On a donc écrit que George Sand devait beaucoup à ses illustres amis. Mais on n’a pas compté tout ce que ses illustres amis lui devaient à elle-même, car son génie était bien plutôt une force active qu’une force passive. Elle créa une muse nouvelle : la Passion – la passion dans toute sa grandeur, dans tout son affolement, dans toute sa beauté, car, il faut le dire bien haut, la Passion telle que la créa George Sand n’a jamais souillé sa robe de marbre. Quel que fût son enthousiasme, quel que fût son ivresse, elle n’est pas descendue de son piédestal pour courir les aventures nocturnes. La Passion fille de George Sand serait reçue dans le meilleur monde. Ce n’est pas « Vénus tout entière à sa proie attachée », c’est l’humanité qui se débat dans sa prison sous les flammes vives et dans les cris désespérés de l’amour. George Sand a obéi à son cœur sans voiler son front, parce qu’il n’y avait point là de crime. Quand le sentiment emporte l’âme dans les hauteurs de la poésie, quand le cœur se rattrape à sa part d’idéal, la volupté ne rougit pas.

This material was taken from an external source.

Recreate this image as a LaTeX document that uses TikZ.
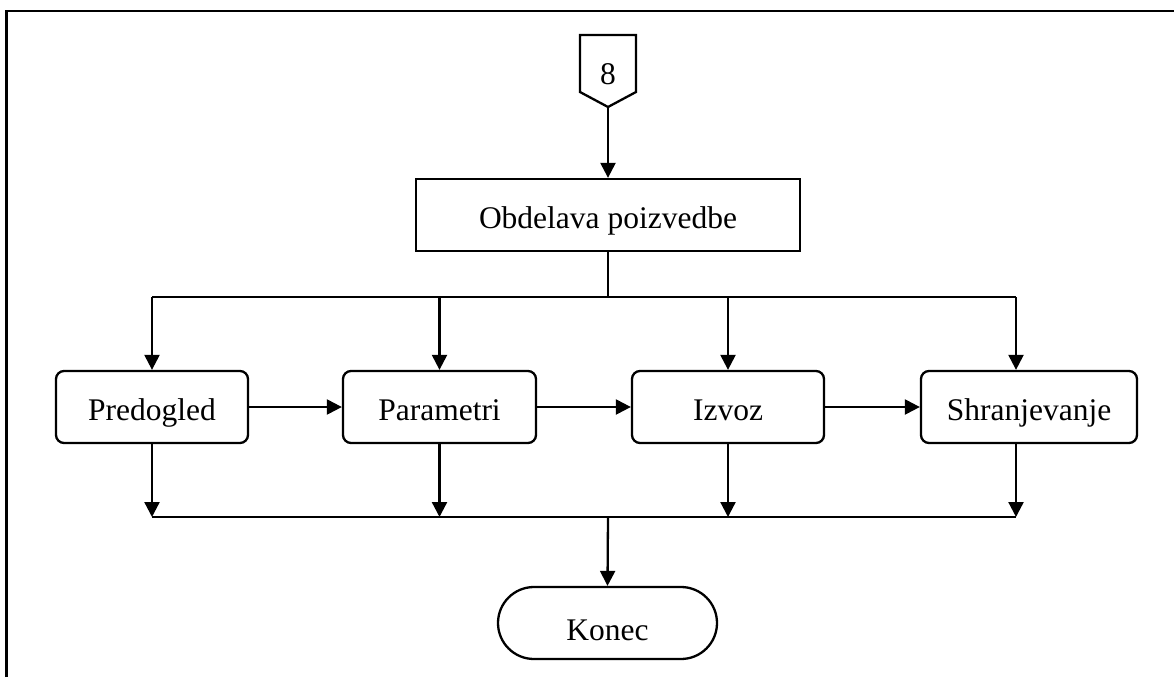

Il faut pourtant reconnaître que pour quiconque a bien étudié le caractère des œuvres de George Sand, c’est un génie doué d’éloquence, mais fécondé à chaque pas par la pensée des hommes qui furent plus ou moins ses mâles littéraires. Elle part de Jules Sandeau ; elle voyage avec Alfred de Musset ; Mallefille lui enseigne les coups de théâtre ; Mérimée lui relève par la raillerie le coin des lèvres ; elle se croit philosophe avec Pierre Leroux ; Jean Reynaud la soulève dans les nues ; Liszt et Chopin font sa prose plus musicale ; Ledru-Rollin et Jules Favre la jettent dans l’orage révolutionnaire, jusqu’à ce qu’enfin la Nature, son premier maître, l’arrache à la fièvre politique et lui inspire ses chefs-d’œuvre rustiques. Mais si elle a pensé trop longtemps avec les uns et les autres, elle a trouvé toute seule l’art d’écrire. C’est la source pure qui descend de la montagne par des rives fleuries, tour à tour ombragée mystérieusement ou diamantée par les rayons du soleil. Ce que j’admire en ce style, c’est qu’on n’y sent ni l’étude ni le travail ; aussi le mot « bas-bleu » n’a jamais été donné à George Sand. C’est beau d’avoir tant écrit sans montrer une tache d’encre à ses mains.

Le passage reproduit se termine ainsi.